A complexa operação técnica apoiou-se no CRISPR que é conhecido como um sistema de edição genética que usa uma ferramenta (proteína) chamada CAS9 para fazer um jogo de “corta e cola” nos genes. Neste caso, foi usado o sistema CRISPR com as ferramentas CAS1 e CAS2 que estão envolvidas na memória das bactérias, funcionando como “arquivadores” de informação que arrumam os dados no genoma.

“Este estudo revela, mais uma vez, a capacidade que existe de armazenar informação dentro de um espaço mínimo de uma bactéria”, comenta José Bessa, investigador no Instituto de Biologia Molecular e Celular do i3S (Instituto de Investigação e Inovação em Saúde, no Porto). “Eles introduziram esta informação nas bactérias e mostraram que a conseguem replicar num organismo vivo”, sublinha.

Sem querer desvalorizar a experiência “entusiasmante”, José Bessa nota apenas que “os autores não conseguiram introduzir toda a informação numa só bactéria, mas sim espalha-la em fragmentos numa população de bactérias”. E acrescenta: “Por outro lado, para recuperar a informação é necessário sequenciar o ADN em larga escala. Tiveram de sequenciar mais de 600.000 fragmentos para recuperar entre 88 a 96% da informação”.

E a introdução de dados tão estranhos como imagens ou filmes num ADN não faz nada à bactéria? “Não. A bactéria recebe estes dados como se fossem fragmentos de vírus e, portanto, vai guardá-los numa parte que, em princípio, não irá criar algum dano”, diz José Bessa.

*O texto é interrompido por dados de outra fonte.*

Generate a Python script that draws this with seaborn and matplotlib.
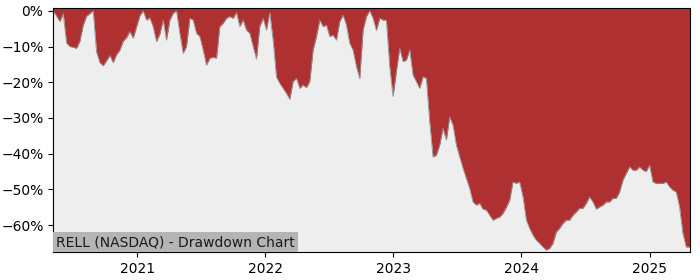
import numpy as np
import pandas as pd
import matplotlib
matplotlib.use("Agg")
import matplotlib.pyplot as plt
import matplotlib.dates as mdates
from matplotlib.ticker import PercentFormatter
import seaborn as sns

# ---- data ----
title_text = "RELL (NASDAQ) - Drawdown Chart"
start_date = "2020-05-06"
end_date = "2025-04-24"

# drawdown in percent, sampled at regular intervals between start_date and end_date
dd_2020 = [0, -1.5, -3.0, -0.8, -9.0, -10.0, -10.2, -10.5, -8.5, -4.0,
           -1.5, -0.8, 0, -11.5, -14.5, -15.4, -14.0, -12.5, -14.5, -12.3,
           -11.0, -8.5, -7.5, -5.8, -7.7, -4.5]
dd_2021 = [-1.4, 0, -2.6, -2.0, -4.5, -8.6, -6.5, -2.6, -8.2, -2.6,
           -0.7, 0, -6.3, -11.9, -10.0, -2.1, -2.6, -6.3, -7.2, -11.0,
           -15.2, -13.3, -13.0, -13.3, -4.4, -3.5, -2.1, -1.6, -2.1, -0.5,
           -4.4, -2.6, -5.4, -6.3, -10.0, -13.5, -4.4, -2.1, -5.4, -0.5]
dd_2022 = [-8.2, -18.5, -20.3, -21.7, -23.1, -24.8, -19.8, -18.9, -21.7, -20.8,
           -21.5, -19.8, -11.0, -7.2, -2.6, -4.4, -4.0, -7.2, -6.8, -8.2,
           -3.0, -1.2, -4.0, -9.1, -11.0, -15.6, -19.0, -5.4, -1.6, 0,
           -2.1, -5.5, -2.1, -2.6, -2.6, -15.6, -24.0, -17.0]
dd_2023 = [-10.5, -14.2, -13.8, -11.0, -18.0, -19.8, -21.7, -18.5, -18.9, -31.0,
           -40.9, -40.4, -37.6, -32.9, -36.2, -29.7, -32.0, -37.6, -40.9, -44.1,
           -46.9, -49.7, -53.5, -54.4, -53.9, -55.5, -55.8, -57.2, -58.6, -58.1,
           -57.7, -56.7, -55.0, -53.0, -47.9, -48.3, -47.9, -52.0]
dd_2024 = [-58.5, -60.9, -62.8, -64.2, -65.1, -66.1, -67.0, -66.5, -65.1, -61.9,
           -60.9, -59.5, -58.6, -58.6, -57.2, -56.3, -55.3, -55.3, -53.9, -52.1,
           -53.5, -55.5, -54.9, -54.4, -53.5, -53.5, -52.5, -52.5, -50.7, -47.4,
           -45.5, -43.7, -44.6, -44.6, -43.7, -44.6, -45.0, -43.2]
dd_2025 = [-47.9, -48.3, -48.3, -48.3, -47.9, -49.3, -50.2, -50.7, -54.9, -62.3,
           -66.1, -66.1]

drawdown = dd_2020 + dd_2021 + dd_2022 + dd_2023 + dd_2024 + dd_2025
dates = pd.date_range(start_date, end_date, periods=len(drawdown))
df = pd.DataFrame({"date": dates, "drawdown": drawdown})

# ---- style ----
fill_color = "#AF3030"
bg_color = "#EEEEEE"
edge_color = "#909090"
y_bottom, y_top = -67.6, 0.9

sns.set_style("ticks")
plt.rcParams["font.family"] = ["DejaVu Sans"]

fig = plt.figure(figsize=(7, 2.8), dpi=100)
ax = fig.add_axes([0.076, 0.099, 0.909, 0.874])
ax.set_facecolor(bg_color)

ax.fill_between(df["date"], df["drawdown"], y_top, color=fill_color, linewidth=0, zorder=2)
sns.lineplot(data=df, x="date", y="drawdown", ax=ax, color=edge_color,
             linewidth=0.6, zorder=3)

ax.set_xlim(df["date"].iloc[0], df["date"].iloc[-1])
ax.set_ylim(y_bottom, y_top)
ax.set_yticks([0, -10, -20, -30, -40, -50, -60])
ax.yaxis.set_major_formatter(PercentFormatter(xmax=100, decimals=0))
ax.xaxis.set_major_locator(mdates.YearLocator())
ax.xaxis.set_major_formatter(mdates.DateFormatter("%Y"))
ax.set_xlabel("")
ax.set_ylabel("")
ax.tick_params(labelsize=10, colors="black", length=3.5, width=0.8)

for s in ax.spines.values():
    s.set_color("black")
    s.set_linewidth(0.8)
    s.set_zorder(5)

ax.text(0.0045, 0.012, title_text, transform=ax.transAxes, fontsize=10,
        color="#1a1a1a", ha="left", va="bottom", zorder=6,
        bbox=dict(facecolor="#B4B4B4", edgecolor="none", pad=2.2))

fig.savefig("out.png", dpi=100)
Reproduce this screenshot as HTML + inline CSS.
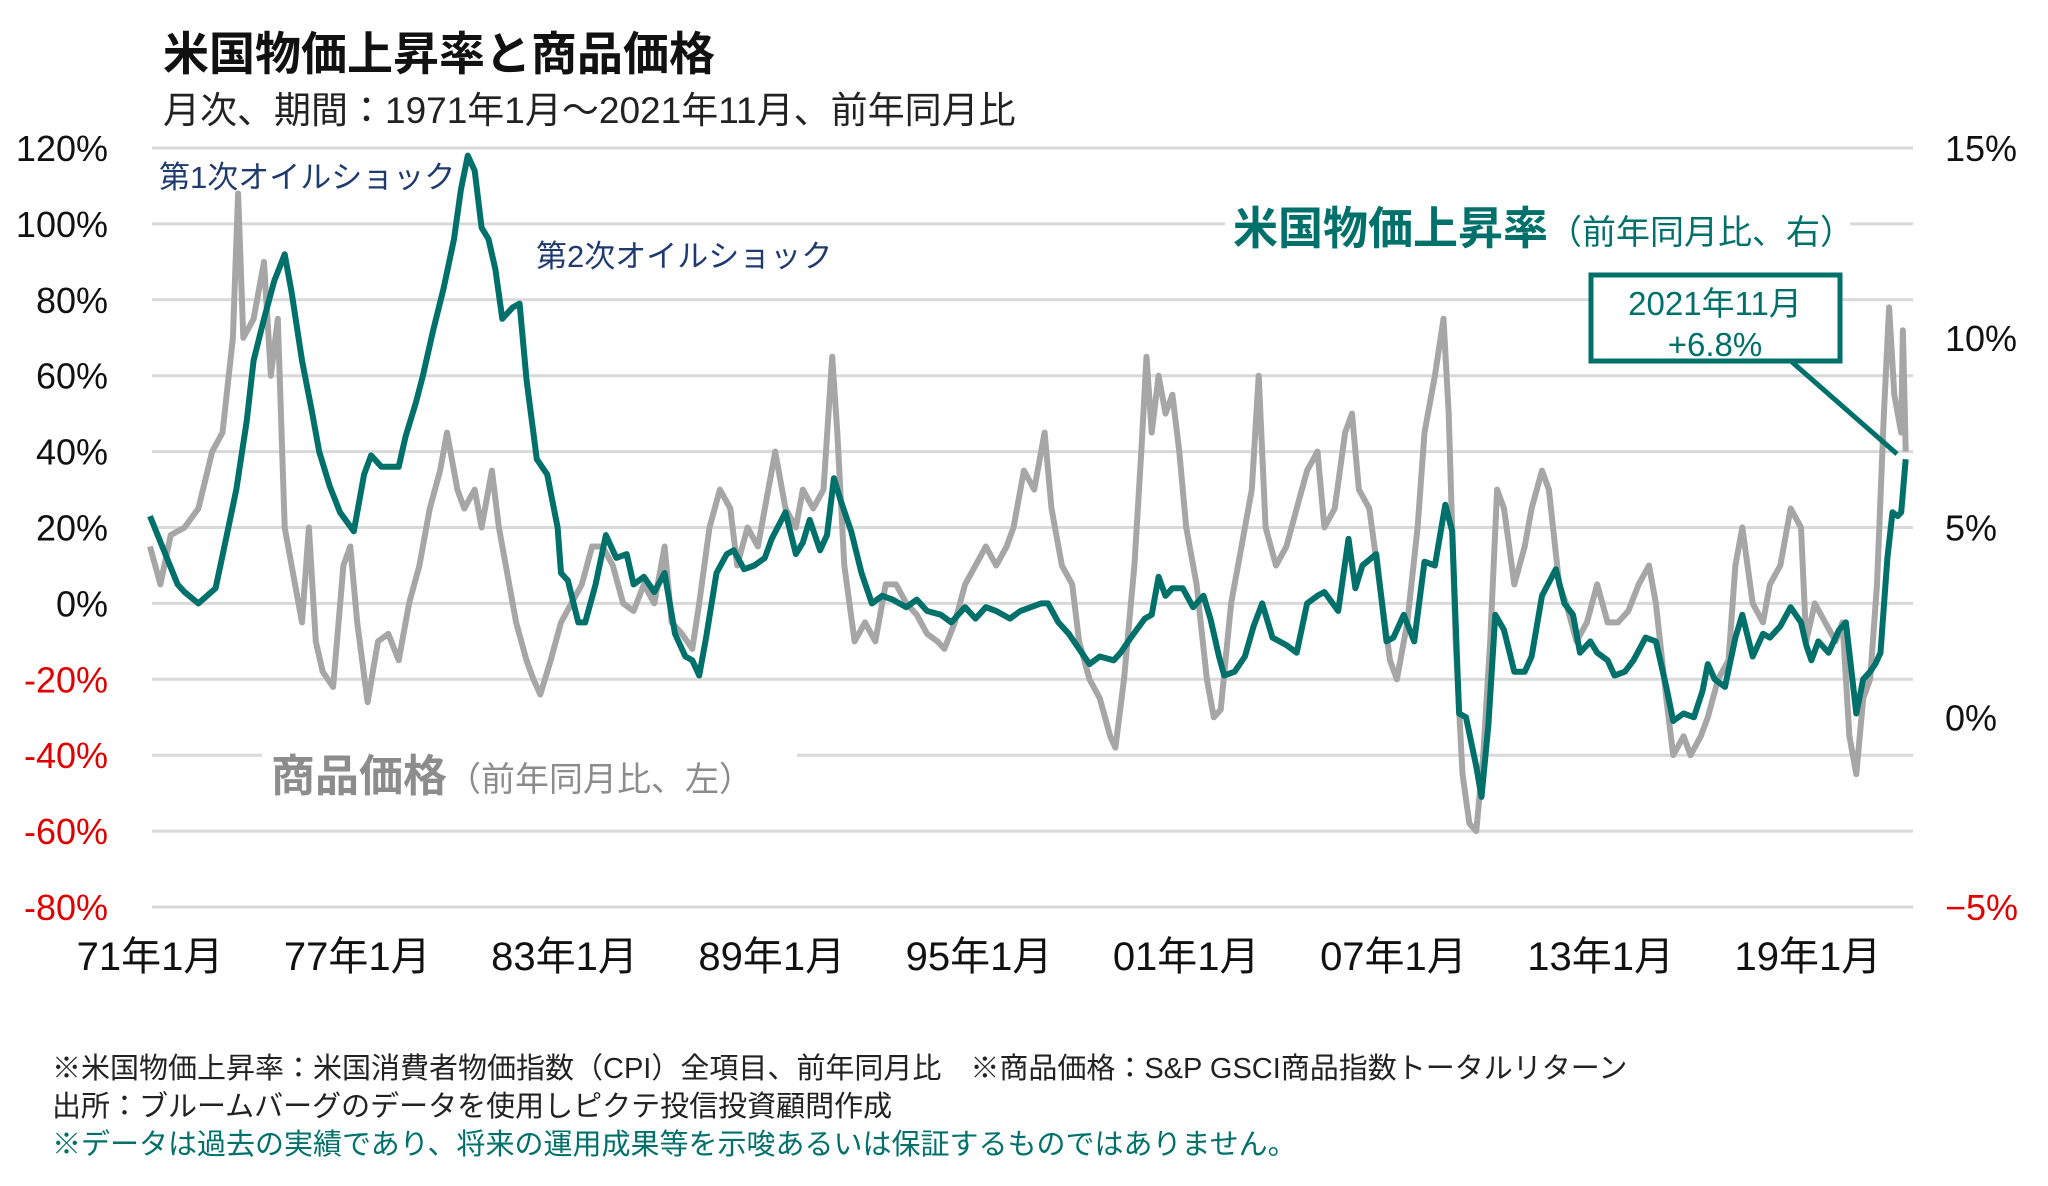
<!DOCTYPE html>
<html><head><meta charset="utf-8">
<style>
html,body{margin:0;padding:0;background:#fff;}
body{width:2048px;height:1181px;overflow:hidden;font-family:"Liberation Sans","Noto Sans CJK JP",sans-serif;}
svg text{font-family:"Liberation Sans","Noto Sans CJK JP",sans-serif;}
</style></head>
<body>
<svg id="chart" width="2048" height="1181" viewBox="0 0 2048 1181" xmlns="http://www.w3.org/2000/svg">
<text x="163" y="70" font-size="46" font-weight="bold" fill="#111">米国物価上昇率と商品価格</text>
<text x="163" y="123" font-size="37" fill="#222">月次、期間：1971年1月～2021年11月、前年同月比</text>
<g id="grid"></g>
<g id="yleft"></g>
<g id="yright"></g>
<g id="xaxis"></g>
<rect x="1225" y="200" width="625" height="55" fill="#fff"/>
<rect x="262" y="740" width="535" height="50" fill="#fff"/>
<g id="series"></g>
<text x="159" y="188" font-size="31" fill="#1f3a6e">第1次オイルショック</text>
<text x="536" y="267" font-size="31" fill="#1f3a6e">第2次オイルショック</text>
<text x="1233" y="244" fill="#00706b"><tspan font-size="45" font-weight="bold">米国物価上昇率</tspan><tspan font-size="34">（前年同月比、右）</tspan></text>
<text x="271" y="791" fill="#8c8c8c"><tspan font-size="44" font-weight="bold">商品価格</tspan><tspan font-size="34">（前年同月比、左）</tspan></text>
<line x1="1792" y1="362" x2="1897" y2="454" stroke="#00706b" stroke-width="5"/>
<rect x="1591" y="275" width="249" height="86" fill="#fff" stroke="#00706b" stroke-width="5"/>
<text x="1715" y="315" font-size="33" fill="#00706b" text-anchor="middle">2021年11月</text>
<text x="1715" y="356" font-size="33" fill="#00706b" text-anchor="middle">+6.8%</text>
<text x="52" y="1078" font-size="29" fill="#222">※米国物価上昇率：米国消費者物価指数（CPI）全項目、前年同月比　※商品価格：S&amp;P GSCI商品指数トータルリターン</text>
<text x="52" y="1116" font-size="29" fill="#222">出所：ブルームバーグのデータを使用しピクテ投信投資顧問作成</text>
<text x="52" y="1154" font-size="29" fill="#00706b">※データは過去の実績であり、将来の運用成果等を示唆あるいは保証するものではありません。</text>
</svg>
<script>
const leftTicks=[120,100,80,60,40,20,0,-20,-40,-60,-80];
const rightTicks=[15,10,5,0,-5];
const xTickYears=[1971,1977,1983,1989,1995,2001,2007,2013,2019];
const xTickLabels=["71年1月","77年1月","83年1月","89年1月","95年1月","01年1月","07年1月","13年1月","19年1月"];
const gsciDates=[1971.0,1971.3,1971.6,1972.0,1972.4,1972.8,1973.1,1973.4,1973.55,1973.7,1974.0,1974.3,1974.5,1974.7,1974.9,1975.1,1975.4,1975.6,1975.8,1976.0,1976.3,1976.6,1976.8,1977.0,1977.3,1977.6,1977.9,1978.2,1978.5,1978.8,1979.1,1979.4,1979.6,1979.9,1980.1,1980.4,1980.6,1980.9,1981.1,1981.3,1981.6,1981.9,1982.1,1982.3,1982.6,1982.9,1983.2,1983.5,1983.8,1984.1,1984.4,1984.7,1985.0,1985.3,1985.6,1985.9,1986.1,1986.4,1986.7,1986.9,1987.2,1987.5,1987.8,1988.0,1988.3,1988.6,1988.9,1989.1,1989.4,1989.7,1989.9,1990.2,1990.5,1990.75,1990.9,1991.1,1991.4,1991.7,1992.0,1992.3,1992.6,1992.9,1993.2,1993.5,1993.8,1994.0,1994.3,1994.6,1994.9,1995.2,1995.5,1995.8,1996.0,1996.3,1996.6,1996.9,1997.1,1997.4,1997.7,1997.9,1998.2,1998.5,1998.8,1998.95,1999.2,1999.5,1999.7,1999.85,2000.0,2000.2,2000.4,2000.6,2000.8,2001.0,2001.3,2001.6,2001.8,2002.0,2002.3,2002.6,2002.9,2003.1,2003.3,2003.6,2003.9,2004.2,2004.5,2004.8,2005.0,2005.3,2005.6,2005.8,2006.0,2006.3,2006.6,2006.9,2007.1,2007.4,2007.7,2007.9,2008.2,2008.45,2008.6,2008.8,2009.0,2009.2,2009.4,2009.6,2009.8,2010.0,2010.2,2010.5,2010.8,2011.0,2011.3,2011.5,2011.8,2012.0,2012.3,2012.6,2012.9,2013.2,2013.5,2013.8,2014.1,2014.4,2014.6,2014.9,2015.1,2015.4,2015.6,2015.9,2016.1,2016.4,2016.7,2016.9,2017.1,2017.4,2017.7,2017.9,2018.2,2018.5,2018.8,2018.95,2019.2,2019.5,2019.8,2020.0,2020.2,2020.4,2020.6,2020.8,2021.0,2021.2,2021.35,2021.5,2021.7,2021.75,2021.83];
const gsciValues=[15,5,18,20,25,40,45,70,108,70,75,90,60,75,20,10,-5,20,-10,-18,-22,10,15,-5,-26,-10,-8,-15,0,10,25,35,45,30,25,30,20,35,20,10,-5,-15,-20,-24,-15,-5,0,5,15,15,10,0,-2,5,0,15,-5,-8,-12,0,20,30,25,10,20,15,30,40,25,20,30,25,30,65,45,10,-10,-5,-10,5,5,0,-3,-8,-10,-12,-5,5,10,15,10,15,20,35,30,45,25,10,5,-10,-20,-25,-35,-38,-20,10,40,65,45,60,50,55,40,20,5,-20,-30,-28,0,15,30,60,20,10,15,25,35,40,20,25,45,50,30,25,5,-15,-20,-5,20,45,60,75,50,-10,-45,-58,-60,-40,-10,30,25,5,15,25,35,30,5,0,-10,-5,5,-5,-5,-2,5,10,0,-25,-40,-35,-40,-35,-30,-20,-15,10,20,0,-5,5,10,25,20,-10,0,-5,-10,-5,-35,-45,-25,-20,5,50,78,55,45,72,40];
const cpiDates=[1971.0,1971.4,1971.8,1972.0,1972.4,1972.9,1973.2,1973.5,1973.8,1974.0,1974.3,1974.6,1974.9,1975.1,1975.4,1975.7,1975.9,1976.2,1976.5,1976.9,1977.2,1977.4,1977.7,1977.9,1978.2,1978.4,1978.7,1978.9,1979.2,1979.5,1979.8,1980.0,1980.2,1980.4,1980.6,1980.8,1981.0,1981.2,1981.5,1981.7,1981.9,1982.2,1982.5,1982.8,1982.9,1983.1,1983.4,1983.6,1983.9,1984.2,1984.5,1984.8,1985.0,1985.3,1985.6,1985.9,1986.2,1986.5,1986.7,1986.9,1987.1,1987.4,1987.7,1987.9,1988.2,1988.5,1988.8,1989.0,1989.4,1989.7,1989.9,1990.1,1990.4,1990.6,1990.8,1991.0,1991.3,1991.6,1991.9,1992.2,1992.5,1992.9,1993.2,1993.5,1993.9,1994.2,1994.6,1994.9,1995.2,1995.5,1995.9,1996.2,1996.5,1996.8,1997.0,1997.3,1997.6,1997.9,1998.2,1998.5,1998.9,1999.1,1999.4,1999.8,2000.0,2000.2,2000.4,2000.6,2000.9,2001.2,2001.5,2001.7,2001.95,2002.1,2002.4,2002.7,2002.95,2003.2,2003.5,2003.9,2004.2,2004.5,2004.8,2005.0,2005.4,2005.7,2005.9,2006.1,2006.5,2006.8,2007.0,2007.3,2007.6,2007.9,2008.2,2008.5,2008.7,2008.9,2009.1,2009.4,2009.55,2009.75,2009.95,2010.2,2010.5,2010.8,2011.0,2011.3,2011.7,2011.95,2012.2,2012.4,2012.7,2012.9,2013.2,2013.4,2013.7,2013.95,2014.3,2014.6,2014.9,2015.1,2015.4,2015.7,2015.95,2016.1,2016.3,2016.6,2016.9,2017.1,2017.4,2017.7,2017.9,2018.2,2018.5,2018.8,2018.95,2019.1,2019.3,2019.6,2019.9,2020.1,2020.4,2020.6,2020.8,2020.95,2021.1,2021.3,2021.45,2021.6,2021.7,2021.83];
const cpiValues=[5.3,4.4,3.5,3.3,3.0,3.4,4.7,6.0,7.8,9.4,10.5,11.5,12.2,11.2,9.4,8.0,7.0,6.1,5.4,4.9,6.4,6.9,6.6,6.6,6.6,7.4,8.3,9.0,10.2,11.3,12.6,13.9,14.8,14.4,12.9,12.6,11.8,10.5,10.8,10.9,8.9,6.8,6.4,5.0,3.8,3.6,2.5,2.5,3.5,4.8,4.2,4.3,3.5,3.7,3.3,3.8,2.2,1.6,1.5,1.1,2.1,3.8,4.3,4.4,3.9,4.0,4.2,4.7,5.4,4.3,4.6,5.2,4.4,4.8,6.3,5.7,4.9,3.8,3.0,3.2,3.1,2.9,3.1,2.8,2.7,2.5,2.9,2.6,2.9,2.8,2.6,2.8,2.9,3.0,3.0,2.5,2.2,1.8,1.4,1.6,1.5,1.7,2.1,2.6,2.7,3.7,3.2,3.4,3.4,2.9,3.2,2.6,1.6,1.1,1.2,1.6,2.4,3.0,2.1,1.9,1.7,3.0,3.2,3.3,2.8,4.7,3.4,4.0,4.3,2.0,2.1,2.7,2.0,4.1,4.0,5.6,4.9,0.1,0.0,-1.3,-2.1,-0.2,2.7,2.3,1.2,1.2,1.6,3.2,3.9,3.0,2.7,1.7,2.0,1.7,1.5,1.1,1.2,1.5,2.1,2.0,0.8,-0.1,0.1,0.0,0.7,1.4,1.0,0.8,2.1,2.7,1.6,2.2,2.1,2.4,2.9,2.5,1.9,1.5,2.0,1.7,2.3,2.5,0.1,1.0,1.2,1.4,1.7,4.2,5.4,5.3,5.4,6.8];

const NS="http://www.w3.org/2000/svg";
const X0=152, X1=1913, Y_TOP=148, Y_BOT=907;
function xScale(yr){return 150+(yr-1971)*34.54;}
function yLeft(v){return Y_TOP+(120-v)*(Y_BOT-Y_TOP)/200;}
function yRight(v){return yLeft(v*10-30);}
function mk(tag,attrs,parent){const e=document.createElementNS(NS,tag);for(const k in attrs)e.setAttribute(k,attrs[k]);parent.appendChild(e);return e;}

const grid=document.getElementById('grid');
leftTicks.forEach(v=>{
  const l=mk('line',{x1:X0,x2:X1,y1:yLeft(v),y2:yLeft(v),stroke:'#d9d9d9','stroke-width':3},grid);
  
  
});
const yl=document.getElementById('yleft');
leftTicks.forEach(v=>{
  const t=mk('text',{x:108,y:yLeft(v)+13,'font-size':36,'text-anchor':'end',fill:v<0?'#e00000':'#111'},yl);
  t.textContent=v+'%';
  
  
});
const yr=document.getElementById('yright');
rightTicks.forEach(v=>{
  const t=mk('text',{x:1945,y:yRight(v)+13,'font-size':36,fill:v<0?'#e00000':'#111'},yr);
  t.textContent=(v<0?'−':'')+Math.abs(v)+'%';
  
  
});
const xa=document.getElementById('xaxis');
xTickYears.forEach((y,i)=>{
  const t=mk('text',{x:xScale(y),y:970,'font-size':40,'text-anchor':'middle',fill:'#111'},xa);
  t.textContent=xTickLabels[i];
  
  
});
const s=document.getElementById('series');
const gp=mk('polyline',{points:gsciDates.map((d,i)=>xScale(d).toFixed(1)+','+yLeft(gsciValues[i]).toFixed(1)).join(' '),fill:'none',stroke:'#a6a6a6','stroke-width':6,'stroke-linejoin':'round'},s);


const cp=mk('polyline',{points:cpiDates.map((d,i)=>xScale(d).toFixed(1)+','+yRight(cpiValues[i]).toFixed(1)).join(' '),fill:'none',stroke:'#00706b','stroke-width':6,'stroke-linejoin':'round'},s);


</script>
</body></html>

Com este estudo, os cientistas mostram mais uma vez que o sistema CRISPR permite armazenar dados em células vivas mas também abrem novas perspectivas sobre o funcionamento deste sistema quando, por exemplo, determinam quais as melhores sequências para transferir dados para o genoma. É um novo mundo que se apoia num facto extraordinário que José Bessa faz questão de lembrar: “A máquina mais eficiente que conhecemos é a célula, em termos da energia que precisa para o que produz. Introduzir informação nesta minúscula máquina que se consegue reproduzir, replicar e guardar a informação sem a degradar é algo impressionante.”